A large snowy mountain viewed on a clear day
Dave Bass
Denali viewed from Talkeetna on March 8, 2025.

WASHINGTON — The federal government’s official name for North America’s tallest peak is Mount McKinley.

President Trump reinstated the moniker on Day 1 of his second term with an executive order entitled “Restoring Names that Honor American Greatness.”

But Sen. Lisa Murkowski is trying to re-restore a much older name.

“We have called it, this mountain, Denali in Alaska for decades, generations,” she said at a Senate hearing Tuesday. “The Koyukon Athabascan have called it, referred to it, as Denali for millennia.”
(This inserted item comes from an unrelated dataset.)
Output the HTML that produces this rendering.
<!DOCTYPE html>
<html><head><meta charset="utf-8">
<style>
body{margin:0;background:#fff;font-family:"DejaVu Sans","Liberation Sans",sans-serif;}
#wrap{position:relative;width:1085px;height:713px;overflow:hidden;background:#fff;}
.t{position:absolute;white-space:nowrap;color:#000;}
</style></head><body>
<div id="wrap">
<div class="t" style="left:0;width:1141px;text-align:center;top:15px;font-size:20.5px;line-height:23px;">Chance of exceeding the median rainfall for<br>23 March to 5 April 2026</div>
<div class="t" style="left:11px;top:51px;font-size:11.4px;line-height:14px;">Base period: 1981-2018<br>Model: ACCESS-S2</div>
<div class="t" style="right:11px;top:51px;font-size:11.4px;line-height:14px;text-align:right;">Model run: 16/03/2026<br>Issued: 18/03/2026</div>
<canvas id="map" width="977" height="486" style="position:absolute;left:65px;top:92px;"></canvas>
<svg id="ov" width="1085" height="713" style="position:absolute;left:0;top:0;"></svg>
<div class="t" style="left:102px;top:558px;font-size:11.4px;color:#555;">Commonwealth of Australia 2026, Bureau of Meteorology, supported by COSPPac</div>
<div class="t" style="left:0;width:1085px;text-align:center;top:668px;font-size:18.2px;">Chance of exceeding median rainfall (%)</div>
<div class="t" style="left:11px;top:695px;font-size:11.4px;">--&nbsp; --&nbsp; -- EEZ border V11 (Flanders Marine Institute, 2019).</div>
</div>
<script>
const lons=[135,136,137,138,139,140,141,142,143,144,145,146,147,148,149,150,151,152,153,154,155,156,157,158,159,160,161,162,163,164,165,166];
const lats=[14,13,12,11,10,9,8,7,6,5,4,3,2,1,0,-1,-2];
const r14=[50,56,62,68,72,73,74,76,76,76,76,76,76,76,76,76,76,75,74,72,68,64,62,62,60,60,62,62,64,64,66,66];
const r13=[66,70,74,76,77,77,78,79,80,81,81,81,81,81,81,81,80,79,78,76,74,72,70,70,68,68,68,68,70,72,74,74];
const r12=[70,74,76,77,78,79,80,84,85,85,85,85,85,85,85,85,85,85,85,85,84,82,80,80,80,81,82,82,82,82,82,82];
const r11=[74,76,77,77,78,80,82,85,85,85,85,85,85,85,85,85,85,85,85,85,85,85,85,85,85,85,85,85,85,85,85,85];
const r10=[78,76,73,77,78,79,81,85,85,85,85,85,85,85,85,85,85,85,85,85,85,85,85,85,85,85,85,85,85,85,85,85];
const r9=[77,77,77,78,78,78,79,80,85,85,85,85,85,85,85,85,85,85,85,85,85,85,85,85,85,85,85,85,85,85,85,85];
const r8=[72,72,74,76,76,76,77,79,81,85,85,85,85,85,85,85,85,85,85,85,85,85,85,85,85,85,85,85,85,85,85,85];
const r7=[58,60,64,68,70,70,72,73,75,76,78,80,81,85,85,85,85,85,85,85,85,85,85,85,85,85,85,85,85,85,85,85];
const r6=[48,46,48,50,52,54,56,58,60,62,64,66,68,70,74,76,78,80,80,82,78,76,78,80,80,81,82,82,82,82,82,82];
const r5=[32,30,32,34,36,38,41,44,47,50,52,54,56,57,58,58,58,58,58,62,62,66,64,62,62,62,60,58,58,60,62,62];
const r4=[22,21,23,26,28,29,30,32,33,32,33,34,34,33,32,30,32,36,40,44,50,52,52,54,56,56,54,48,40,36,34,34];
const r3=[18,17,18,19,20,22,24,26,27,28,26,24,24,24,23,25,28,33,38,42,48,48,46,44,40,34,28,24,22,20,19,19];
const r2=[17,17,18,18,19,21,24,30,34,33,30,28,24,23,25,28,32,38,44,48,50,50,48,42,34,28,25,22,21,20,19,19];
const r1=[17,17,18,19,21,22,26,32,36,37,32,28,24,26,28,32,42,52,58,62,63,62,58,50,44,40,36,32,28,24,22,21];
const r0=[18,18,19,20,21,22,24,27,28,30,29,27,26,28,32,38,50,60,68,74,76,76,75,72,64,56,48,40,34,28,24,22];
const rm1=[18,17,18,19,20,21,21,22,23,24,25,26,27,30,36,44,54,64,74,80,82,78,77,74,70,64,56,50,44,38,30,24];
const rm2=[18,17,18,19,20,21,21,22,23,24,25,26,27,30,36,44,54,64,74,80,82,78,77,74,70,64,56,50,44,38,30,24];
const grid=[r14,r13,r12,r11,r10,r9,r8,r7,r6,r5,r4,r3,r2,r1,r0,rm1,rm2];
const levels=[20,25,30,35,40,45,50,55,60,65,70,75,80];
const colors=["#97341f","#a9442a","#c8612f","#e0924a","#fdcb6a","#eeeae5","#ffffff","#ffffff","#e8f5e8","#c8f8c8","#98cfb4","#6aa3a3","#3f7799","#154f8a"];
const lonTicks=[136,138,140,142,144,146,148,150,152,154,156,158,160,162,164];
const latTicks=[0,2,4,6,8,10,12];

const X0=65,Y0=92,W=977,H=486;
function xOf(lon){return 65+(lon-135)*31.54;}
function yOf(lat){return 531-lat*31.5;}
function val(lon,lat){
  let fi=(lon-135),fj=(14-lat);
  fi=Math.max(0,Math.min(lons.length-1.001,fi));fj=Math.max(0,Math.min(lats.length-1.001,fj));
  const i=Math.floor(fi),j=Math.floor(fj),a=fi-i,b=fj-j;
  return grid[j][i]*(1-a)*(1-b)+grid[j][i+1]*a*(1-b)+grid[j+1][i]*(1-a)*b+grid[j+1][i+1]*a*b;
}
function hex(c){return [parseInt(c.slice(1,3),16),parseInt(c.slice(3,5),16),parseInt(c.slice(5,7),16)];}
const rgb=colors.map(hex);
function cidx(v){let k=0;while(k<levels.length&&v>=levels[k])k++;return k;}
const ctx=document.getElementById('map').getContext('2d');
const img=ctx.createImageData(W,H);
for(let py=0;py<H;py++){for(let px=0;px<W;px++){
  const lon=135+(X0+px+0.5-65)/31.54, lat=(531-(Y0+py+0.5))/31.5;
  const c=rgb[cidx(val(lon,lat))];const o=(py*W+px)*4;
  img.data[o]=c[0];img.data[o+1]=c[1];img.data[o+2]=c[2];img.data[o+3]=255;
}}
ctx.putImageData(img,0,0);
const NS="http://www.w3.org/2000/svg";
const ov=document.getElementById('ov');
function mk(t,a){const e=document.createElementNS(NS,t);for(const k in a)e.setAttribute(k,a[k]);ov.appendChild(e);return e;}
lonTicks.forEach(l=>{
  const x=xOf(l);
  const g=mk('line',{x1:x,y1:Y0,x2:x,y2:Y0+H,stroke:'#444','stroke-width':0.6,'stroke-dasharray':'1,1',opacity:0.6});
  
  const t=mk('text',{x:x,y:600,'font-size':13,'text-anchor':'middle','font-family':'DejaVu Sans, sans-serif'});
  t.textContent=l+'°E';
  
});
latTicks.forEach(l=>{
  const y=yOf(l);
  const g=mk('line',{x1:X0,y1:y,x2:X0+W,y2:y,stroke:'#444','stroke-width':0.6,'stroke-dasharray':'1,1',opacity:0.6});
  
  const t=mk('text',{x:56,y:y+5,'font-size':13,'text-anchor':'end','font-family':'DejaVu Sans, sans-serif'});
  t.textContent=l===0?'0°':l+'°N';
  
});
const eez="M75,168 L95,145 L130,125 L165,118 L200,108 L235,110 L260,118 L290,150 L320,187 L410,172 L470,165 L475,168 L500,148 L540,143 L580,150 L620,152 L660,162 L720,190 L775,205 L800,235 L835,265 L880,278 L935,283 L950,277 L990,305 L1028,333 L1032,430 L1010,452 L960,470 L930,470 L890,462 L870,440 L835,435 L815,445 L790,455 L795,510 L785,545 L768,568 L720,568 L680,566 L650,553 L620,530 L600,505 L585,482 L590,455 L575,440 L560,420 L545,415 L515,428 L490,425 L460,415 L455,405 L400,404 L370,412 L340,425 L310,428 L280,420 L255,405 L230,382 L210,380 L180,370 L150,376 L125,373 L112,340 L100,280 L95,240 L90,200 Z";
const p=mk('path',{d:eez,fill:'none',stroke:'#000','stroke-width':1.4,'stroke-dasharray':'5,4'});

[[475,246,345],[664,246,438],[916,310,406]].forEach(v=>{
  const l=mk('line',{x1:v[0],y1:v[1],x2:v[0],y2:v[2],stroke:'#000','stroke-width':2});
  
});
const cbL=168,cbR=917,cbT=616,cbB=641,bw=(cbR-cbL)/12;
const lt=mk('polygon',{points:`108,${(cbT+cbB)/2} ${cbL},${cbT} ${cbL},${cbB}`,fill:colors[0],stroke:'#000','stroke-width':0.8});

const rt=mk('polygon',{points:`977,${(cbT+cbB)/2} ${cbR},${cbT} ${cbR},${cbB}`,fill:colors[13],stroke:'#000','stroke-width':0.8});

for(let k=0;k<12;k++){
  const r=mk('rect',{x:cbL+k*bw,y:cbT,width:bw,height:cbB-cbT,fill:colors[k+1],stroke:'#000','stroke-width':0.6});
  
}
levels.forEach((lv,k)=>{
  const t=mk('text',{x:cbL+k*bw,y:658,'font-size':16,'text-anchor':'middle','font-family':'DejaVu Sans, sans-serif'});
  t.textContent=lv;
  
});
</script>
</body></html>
Murkowski has sponsored a bill that would nullify Trump’s name change, and change the official name back to Denali, which is often translated as “The Great One.” Alaskans feel strongly about it, she said.

“This is about respecting the original stewards of the land who gave this fitting name,” she said.

President William McKinley has no particular connection to Alaska and never visited, Murkowski noted.

A prospector named the mountain for him, and the government adopted it officially in 1901. The appellation stuck for the rest of the 20th century, despite a petition from the state of Alaska in the 1970s in favor of Denali. Murkowski and the rest of the Alaska delegation to Congress sponsored Denali bills year after year but the delegation from McKinley’s home state —Ohio — blocked them. President Obama finally stepped in and ordered the name changed in 2015. That held for a decade, until Trump changed it back.

Murkowski said her Denali bill is not meant to diminish President McKinley or his contributions to the country. And, she said, he won’t go un-honored.

“You've got the McKinley national memorial, the National McKinley Birthplace Memorial, the McKinley Presidential Library Museum,” she said. “You've got statues in Ohio, Hawaii, Illinois, among others. So this is nothing against our former president.”

An Interior Department witness at the hearing said the administration opposes the name restoration because it conflicts with Trump’s executive order on the mountain’s name.

Sen. Dan Sullivan co-sponsored Murkowski’s bill, as did three Democratic senators. Its prospects are uncertain. It could be negotiated into a package of bills containing the home-state priorities of other senators. Or it could be added to must-pass legislation. But if Trump insists on keeping the name McKinley, it’s not clear a sufficient number of Republicans in Congress would cross him.